Namo amitabha Buddhaya, y'all.
This here's a religious establishment. Act respectable.

Wednesday, December 3, 2008

Thus I Have Heard...

Meters swum today: 1450
Playing on the iPod: "Kiss Me" by TinTin

There's an old Protestant joke where a Catholic comes across a Protestant and says, "What's that you're reading there?" The Protestant says, "The Bible." The Catholic says, "Oh, how is it?" Which is not to say that Catholics are stupid, but that the Catholic church didn't expect its members to actually read the Good Book, at least in the grand tradition. It was the job of the priests to tell the parishioners what they needed to know. To be fair, though, most people didn't know how to read for the majority of the Church's history.

By the time the Reformation rolled around, literacy was wider spread and Protestants were expected to not only read the Bible but to figure out for themselves what it meant. That whole "no intercession between God and humankind" thing. Which may have seemed like a good deal when the Reformation first started, but one of the end results was the splitting of the Christian church into a bunch of surly little denominations, each certain that its interpretation of the Bible is the right one. Of course, the Catholic approach has its own problems - lots of wars started in the name of Biblical rightness, among other things - but letting the priests decide does have a certain elegance to it.

I bring this up because I'm kind of a Catholic Buddhist. I've never actually read the Sutras, the legends and the other source material of things Buddhist. I mentioned this to my brother-in-law and he sent me a copy of Buddhist Scriptures, the Penguin Classic edition. I've been making my way through it over the last however many nights before going to bed. (I did this when I was a good Christian, too. Read my little copy of "Light for Today," scan the relevant Bible verse, ponder its significance, blah blah blah.) I haven't gotten to the Sutras yet, but I'm a little worried that I'm not even gonna make it through the legend of Shakyamuni. I dunno if it's the translation, the fact that this edition is from the 195os, or what, exactly, but I gotta ask: Is all religious literature this boring? I made it through all the "begats" in the Book of Numbers without this much aggravation.

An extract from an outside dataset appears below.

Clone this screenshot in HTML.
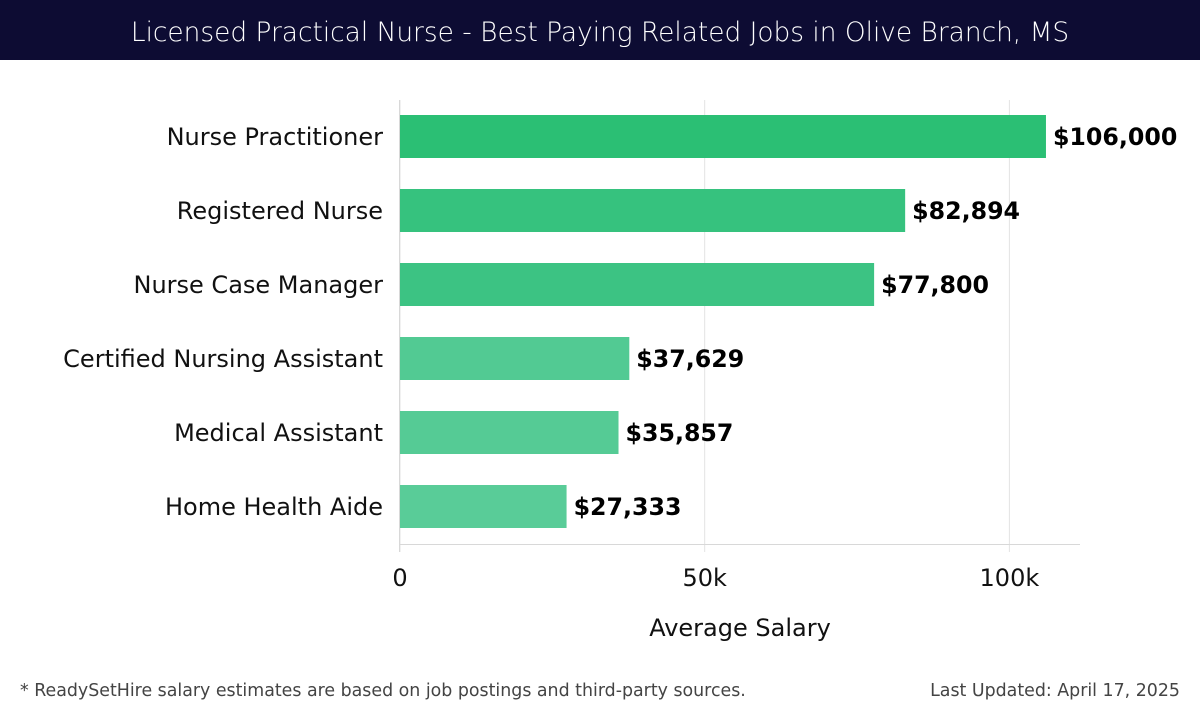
<!DOCTYPE html>
<html><head><meta charset="utf-8"><style>
body{margin:0;width:1200px;height:720px;background:#fff;font-family:"DejaVu Sans","Liberation Sans",sans-serif;overflow:hidden}
#title{position:absolute;left:0;top:0;width:1200px;height:60px;background:#0d0c33;color:#fff;font-size:26.4px;text-align:center;line-height:66px;font-weight:300}
.foot{position:absolute;top:681px;font-size:17.4px;color:#444}
</style></head><body>
<div id="title">Licensed Practical Nurse - Best Paying Related Jobs in Olive Branch, MS</div>
<svg id="chart" width="1200" height="720" style="position:absolute;left:0;top:0"></svg>
<div class="foot" style="left:20px">* ReadySetHire salary estimates are based on job postings and third-party sources.</div>
<div class="foot" style="right:20px">Last Updated: April 17, 2025</div>
<script>
const categories=["Nurse Practitioner","Registered Nurse","Nurse Case Manager","Certified Nursing Assistant","Medical Assistant","Home Health Aide"];
const values=[106000,82894,77800,37629,35857,27333];
const valueLabels=["$106,000","$82,894","$77,800","$37,629","$35,857","$27,333"];
const ticks=[0,50000,100000];
const tickLabels=["0","50k","100k"];
const colors=["#2bbf74","#36c27e","#3cc383","#52ca93","#55cb95","#59cc98"];
const svg=document.getElementById('chart');const NS="http://www.w3.org/2000/svg";
const x=v=>400+v*0.006094;
const y=i=>115+i*74;
function mk(t,a){const e=document.createElementNS(NS,t);for(const k in a)e.setAttribute(k,a[k]);svg.appendChild(e);return e;}
ticks.forEach((t,i)=>{
 const g=mk('line',{x1:x(t),x2:x(t),y1:100,y2:552,stroke:'#e3e3e3','stroke-width':1});
 
 
 const tl=mk('text',{x:x(t),y:586,'text-anchor':'middle','font-size':24,fill:'#111'});tl.textContent=tickLabels[i];
 
 
});
const ax=mk('line',{x1:400,x2:1080,y1:544.5,y2:544.5,stroke:'#d8d8d8'});


const ay=mk('line',{x1:399.5,x2:399.5,y1:100,y2:552,stroke:'#d8d8d8'});


categories.forEach((c,i)=>{
 const r=mk('rect',{x:400,y:y(i),width:x(values[i])-400,height:43,fill:colors[i]});
 
 
 const l=mk('text',{x:383,y:y(i)+30,'text-anchor':'end','font-size':24,fill:'#111'});l.textContent=c;
 
 
 const v=mk('text',{x:x(values[i])+7,y:y(i)+30,'font-size':23.7,'font-weight':'bold',fill:'#000'});v.textContent=valueLabels[i];
 
 
});
const at=mk('text',{x:740,y:636,'text-anchor':'middle','font-size':24,fill:'#111'});at.textContent="Average Salary";


</script>
</body></html>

I mean, the story of Shakyamuni is pretty cool. And in case you've never heard it, here's the five second version: King hears prophecy his son will become a great sage, would rather have a warlord, shelters said son from anything negative, son finds out as an adult that people get old and die, freaks out, leaves the palace and becomes a wandering mendicant in search of some way to conquer suffering; almost starves to death, takes some food from a pretty girl, sits down under the Bodhi tree, meditates, penetrates to the heart of existence, discovers that all things are temporary, decides that's fine, conquers Mara the god of Death and becomes Buddha the Enlightened One, refuses Nirvana until even the grass is enlightened and spends the rest of his life wandering and teaching.

In this particular version, though, Shakyamuni is in more danger of flowery Hindu turns of phrase than he is of suffering and death. I mean, shortly after giving birth his mother is so transported by joy that she goes directly to heaven. Nice, right? So why did it take an entire chapter to tell us this? To say nothing of the fact that the rest of Buddha's post-enlightenment life gets wrapped up in about two paragraphs. He's born, he's enlightened, he dies. Wait a minute. Didn't the guy live into his eighties? Didn't he pass along many life lessons to his followers? This is kind of like Jesus going straight from the manger to the cross and then rising from the dead just long enough to say, "See ya" while Mary goes straight to heaven on the trail of long elaborate descriptions of what she happened to be wearing at the time.

Well, maybe it gets better. Maybe all the stuff Buddha taught about is in the Sutras. I hope so, or I'm going back to Buddhist Catholicism on the next bus.